Killer Joe review
Respected filmmaker William Friedkin returns with Killer Joe, a dark, unsettling drama full of moral ambiguity. Here’s Ryan’s review...
Killer Joe is an insanely tricky film to review. Tricky because its director is William Friedkin, whose most acclaimed movies – The French Connection, The Exorcist and To Live And Die In L.A. – speak for themselves. Tricky because Killer Joe is an intensely dislikeable film about dislikeable people screaming at each other in a caravan somewhere in American’s Deep South.
The movie opens on Chris (Emile Hirsch), a young man whose vices have led him to owe a considerable sum of money to a local crime boss. Said boss has at his disposal a menagerie of henchmen who’ll cheerfully dismember Chris if he’s not remunerated in short order.

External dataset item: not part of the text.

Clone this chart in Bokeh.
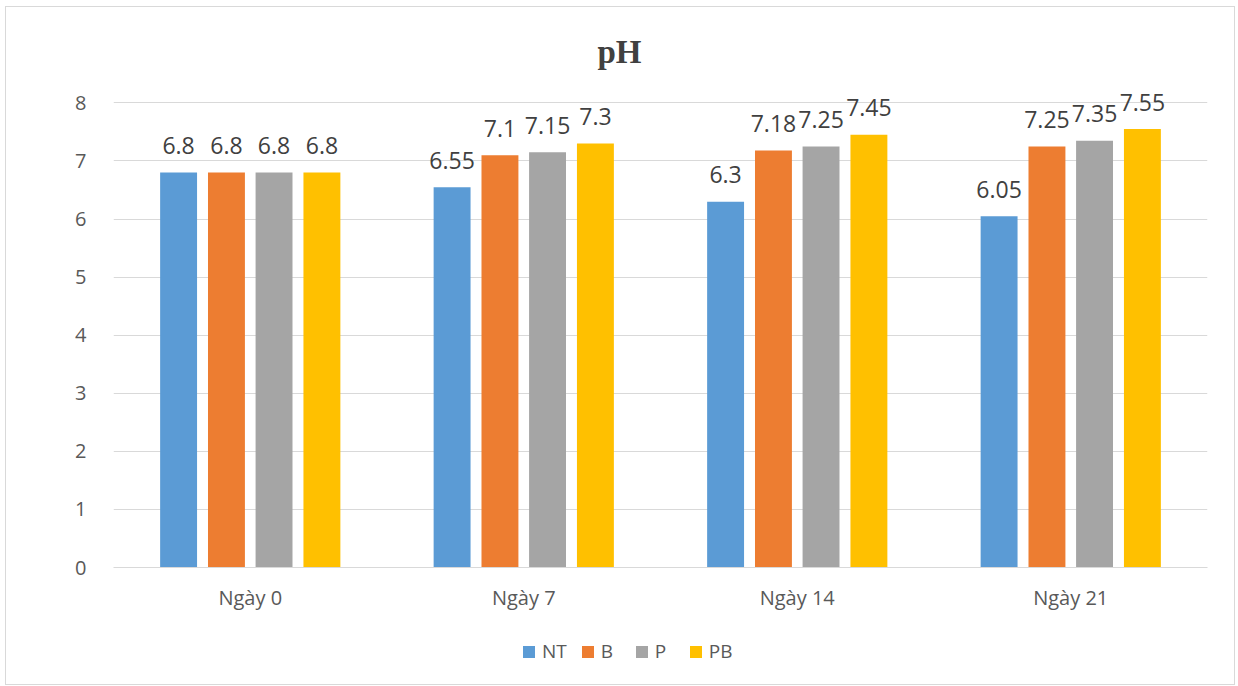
from bokeh.plotting import figure
from bokeh.layouts import column
from bokeh.models import ColumnDataSource, FactorRange, Range1d, Legend, LegendItem, FixedTicker, Label
from bokeh.transform import dodge
from bokeh.core.properties import value
from bokeh.embed import file_html
from bokeh.resources import INLINE

categories = ["Ngày 0", "Ngày 7", "Ngày 14", "Ngày 21"]
series_names = ["NT", "B", "P", "PB"]
NT = [6.8, 6.55, 6.3, 6.05]
B = [6.8, 7.1, 7.18, 7.25]
P = [6.8, 7.15, 7.25, 7.35]
PB = [6.8, 7.3, 7.45, 7.55]
y_ticks = [0, 1, 2, 3, 4, 5, 6, 7, 8]
title_text = "pH"

colors = ["#5B9BD5", "#ED7D31", "#A5A5A5", "#FFC000"]
offsets = [-0.262, -0.087, 0.087, 0.262]
FONT = "Open Sans"
TXT = "#404040"
W = 1228
FRAME_W = 1094

# title strip (frame is aligned with the main chart's frame by the column layout)
p0 = figure(width=W, height=70, output_backend="svg", toolbar_location=None,
            x_range=Range1d(0, FRAME_W), y_range=Range1d(0, 70),
            min_border_left=0, min_border_right=0, min_border_top=0, min_border_bottom=0,
            x_axis_location=None, y_axis_location=None)
p0.outline_line_color = None
p0.grid.grid_line_color = None
p0.add_layout(Label(x=506, y=26, text=title_text, text_align="center", text_baseline="alphabetic",
                    text_font="Liberation Serif", text_font_size="33px", text_font_style="bold",
                    text_color=TXT))

# main chart
p = figure(x_range=FactorRange(*categories, range_padding=0), y_range=Range1d(0, 8.3),
           width=W, height=557, output_backend="svg", toolbar_location=None,
           min_border_left=107, min_border_right=27, min_border_top=8, min_border_bottom=67)
p.outline_line_color = None

for name, vals, col, off in zip(series_names, [NT, B, P, PB], colors, offsets):
    src = ColumnDataSource(dict(x=categories, y=vals, lab=[str(v) for v in vals]))
    p.vbar(x=dodge("x", off, range=p.x_range), top="y", width=0.135, source=src,
           fill_color=col, line_color=None)
    p.text(x=dodge("x", off, range=p.x_range), y="y", text="lab", source=src,
           text_align="center", text_baseline="alphabetic", y_offset=-27,
           text_font=value(FONT), text_font_size="23px", text_color=TXT)

p.yaxis.ticker = FixedTicker(ticks=y_ticks)
p.yaxis.axis_line_color = None
p.yaxis.major_tick_line_color = None
p.yaxis.minor_tick_line_color = None
p.yaxis.major_label_text_font = FONT
p.yaxis.major_label_text_font_size = "20px"
p.yaxis.major_label_text_color = "#595959"
p.yaxis.major_label_standoff = 21

p.xaxis.axis_line_color = "#d9d9d9"
p.xaxis.major_tick_line_color = None
p.xaxis.minor_tick_line_color = None
p.xaxis.major_label_text_font = FONT
p.xaxis.major_label_text_font_size = "20px"
p.xaxis.major_label_text_color = "#595959"
p.xaxis.major_label_standoff = 10

p.xgrid.grid_line_color = None
p.ygrid.grid_line_color = "#d9d9d9"
p.ygrid.grid_line_width = 1

# legend strip
p2 = figure(width=W, height=50, output_backend="svg", toolbar_location=None,
            x_range=Range1d(0, 1), y_range=Range1d(0, 1),
            min_border_left=0, min_border_right=0, min_border_top=0, min_border_bottom=0,
            x_axis_location=None, y_axis_location=None)
p2.outline_line_color = None
p2.grid.grid_line_color = None
items = []
for name, col in zip(series_names, colors):
    r = p2.vbar(x="x", top="top", width=0.1, source=ColumnDataSource(dict(x=[-10], top=[-10])),
                fill_color=col, line_color=None)
    items.append(LegendItem(label=name, renderers=[r]))
legend = Legend(items=items, orientation="horizontal", location=(408, 20),
                label_text_font=FONT, label_text_font_size="19px", label_text_color="#595959",
                glyph_width=15, glyph_height=15, spacing=13, label_standoff=6,
                border_line_color=None, background_fill_alpha=0, padding=5, margin=0)
p2.add_layout(legend)

layout = column(p0, p, p2, spacing=0, margin=(6, 0, 0, 5),
                styles={"border": "1px solid #d9d9d9"})
open("out.html", "w").write(file_html(layout, INLINE))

But on hearing the news that his mother would be worth $50,000 in insurance money if she were to suddenly meet her maker, Chris suggests the idea of having her killed to his father, Ansel (Thomas Haden Church).
Strangely, Ansel’s both stupid and morally rudderless enough to go along with this, and so he and Chris hire the murderous services of Joe (Matthew McConnaughey), a cop who makes extra cash on the side by assassinating people. Joe’s fee is $25,000 – more than Chris or Ansell were expecting – and in the absence of hard currency, the father and son willingly allow Joe to have sex with their respective daughter and sister, the virginal Dottie (Juno Temple) as a mutually agreed ‘down payment’.
Now Joe, as the title implies, is not a pleasant man. You can tell because he dresses mostly in black (black Stetson, black leather gloves with matching jacket, black shades and perfectly pressed black trousers), and because he talks with a slight whistle between his teeth – like John McCain or the elderly child molester out of Family Guy.
Naturally, when you place naive characters in the orbit of such leather-clad evil, things go awry. But things go don’t go awry in an intriguingly southern noir, No Country For Old Men or Blood Simple sort of way, or even in the gut-wrenching manner of a tragic drama. No, Killer Joe unfolds in a series of horrible vignettes, like a wildlife documentary where one hideous group of creatures is slowly devoured by another.
Even the unwilling seduction of Temple’s teen of indeterminable (yet worryingly young) age isn’t framed as a tragic or disturbing moment – merely unseemly. Horrific, savage things happen, which are shocking on an intellectual level, but utterly without import in terms of the characters. This is a group of people so uniformly idiotic and hypocritical, they’re impossible to care about.
Not that this is the fault of the actors, who all put their heart and soul into these grotty little paper dolls they’re asked to inhabit. McConnaughey is appropriately sinister, Church huffs and grumps as the insufferable father, while Temple and Gina Gershon put themselves through all kinds of horrors as the story requires.
The film’s problems lie at the feet of writer Tracy Letts and director William Friedkin. Letts’ dialogue comes fitfully alive in some scenes, but descends into repetition in others – characters appear to rant the same lines to each other over and over again, and those characters seldom emerge as anything more than stock clichés – the virginal, naive blonde, the lumbering redneck father, the spiteful, duplicitous wife, and so on.
Exactly who we can blame for the film’s vicious streak of misogyny is hard to say, since I haven’t seen Letts’ 1993 play from which this is adapted. Certainly, it’s the most unpleasant, regressive film I’ve seen in years, and makes the violence against women in, say, the controversial The Killer Inside Me seem positively gentle by comparison. Killer Joe is one of those films where woman are either utterly useless, slyly Machiavellian or both; the kind of film that delights in leering over women forced into humiliating sexual situations, or beaten to a pulp.
That Friedkin should choose to make such a film in this manner would be bad enough, but the crime is compounded by his poor direction; there are scenes where characters shriek inaudibly at one another for interminable stretches, and where the camera is positioned where we can see that the supposedly brutal blows from a debt collector aren’t even close to hitting their mark. These are all directorial faults, since they could have all been fixed at the shooting and editing stage.
Similarly, Friedkin could have chosen to tone down the excesses of what I presume was in the script; the trailer park-dwelling trash who exist to eat chicken, watch monster trucks on TV and drink beer. At one point, a tin of pumpkin is used as a weapon.
Is the movie intended as some sort of reverse dig at people who’d denigrate people who live in trailer parks? Is it a satire of Southern clichés in cinema? I’m sure Friedkin knows the answers to those questions, but you won’t find any clues in Killer Joe’s gloomy, grubby exhibition of atrocities.